Mientras la mayoría de los medios y analistas tiran de la comparativa con la caída de Saigón en 1975 (¡ah! Estados Unidos siempre en medio de la foto), no deberíamos perder de vista la dimensión humana del drama. A mediados de los ochenta, en los campos de refugiados afganos en el lado pakistaní de la frontera, se agolpaban algo más de dos millones de personas y otro millón más del lado iraní. ¿Dónde están ahora? ACNUR no se vio capaz de controlar las idas y venidas de cientos de miles de ellos, aunque intentaba registrar sus nombres a la llegada. Pronto se vio que muy a menudo los hombres (desde su adolescencia) pasaban a ser “refugiados de ida y vuelta”, en una región donde las fronteras son una mera sugerencia. Además, casi todos ellos pasaban además a ser “refugiados de día, muyahidín (combatientes de la fe, antes de que apareciese la palabra talibán en Kandahar en 1994) de noche”.

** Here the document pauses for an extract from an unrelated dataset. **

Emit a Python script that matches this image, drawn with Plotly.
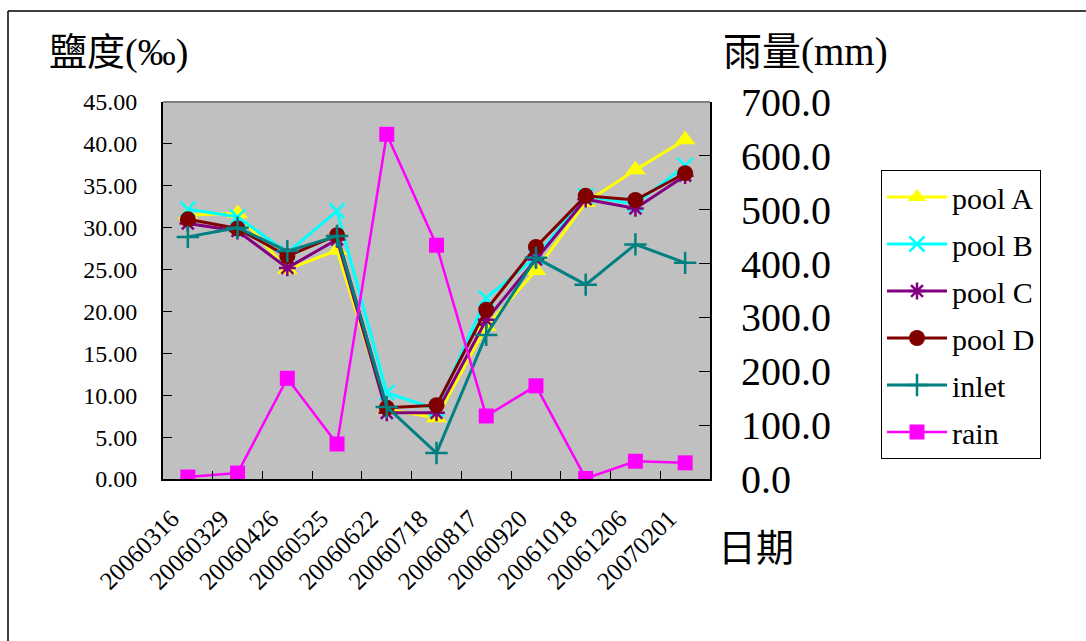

En síntesis apresurada, el factor dominante es que Afganistán es un país en guerra civil y las derivadas ocasionales son las sucesivas intervenciones extranjeras, y la Historia es generosa con los ejemplos. Desde Alejandro Magno, pasando por el Gran Mongol, hasta las tres guerras anglo-afganas de finales del XIX y comienzos del XX, quien llegó de fuera por las malas, acabó yéndose. Un buen observador de Afganistán dijo hace unos años que los afganos son gente acogedora mientras te aceptan temporalmente en su casa, pero que a veces les sale muy mal carácter y entonces es hora de irse.
Para llegar al descalabro actual, hay que recordar que en 1973 un golpe de Estado derribó la monarquía (que reinaba desde 1750) y que luego la intervención soviética de diciembre de 1979 acabó de llevar el país al desastre. Por tanto, y contra lo que dicen muchos medios y no pocos especialistas, no es que estemos “a las puertas de un desastre humanitario”, sino que Afganistán está inmerso en un gran desastre humanitario desde hace cuatro décadas. Déjense de Saigón 1975, ya es historia. Cuando vemos cada día esas fotos de mujeres, niños, hombres, todos desesperados buscando un visado o simplemente esperando la apertura de la frontera con Pakistán, debemos tener presente que sus padres y abuelos ya pasaron por esto.
Para entender lo que vendrá ahora, habrá que acudir a los que nos puedan explicar cómo se han definido esta vez las lealtades entre individuos, clanes, tribus, fracturas interétnicas e influencias externas (entre otras del vecino Pakistán). La vieja explicación de tensiones entre los pastunes (mayoritarios), los tayikos, los uzbekos, los nuristaníes o los hazaras no parece bastar. En los años noventa, los talibanes fueron básicamente pastunes, y la Alianza del Norte eran todos los demás contra aquellos. Nos interesará ver el nuevo organigrama del régimen, primero en Kabul y luego ciudad a ciudad, valle a valle. ¿Dónde están los descendientes políticos de Massud, Rabani o Khan? Será probablemente un régimen integrista en lo social, totalitario en lo político, pero que buscará relaciones estables y pragmáticas con todos sus vecinos. La entrada en Kabul parece estar haciéndose de modo soft, veremos que harán las embajadas extranjeras.
Y, por cierto, ¿dónde está la oficina internacional de “lecciones aprendidas”? No parece existir, ni se la espera.
Pere Vilanova es catedrático de Ciencia Política de la Universitat de Barcelona.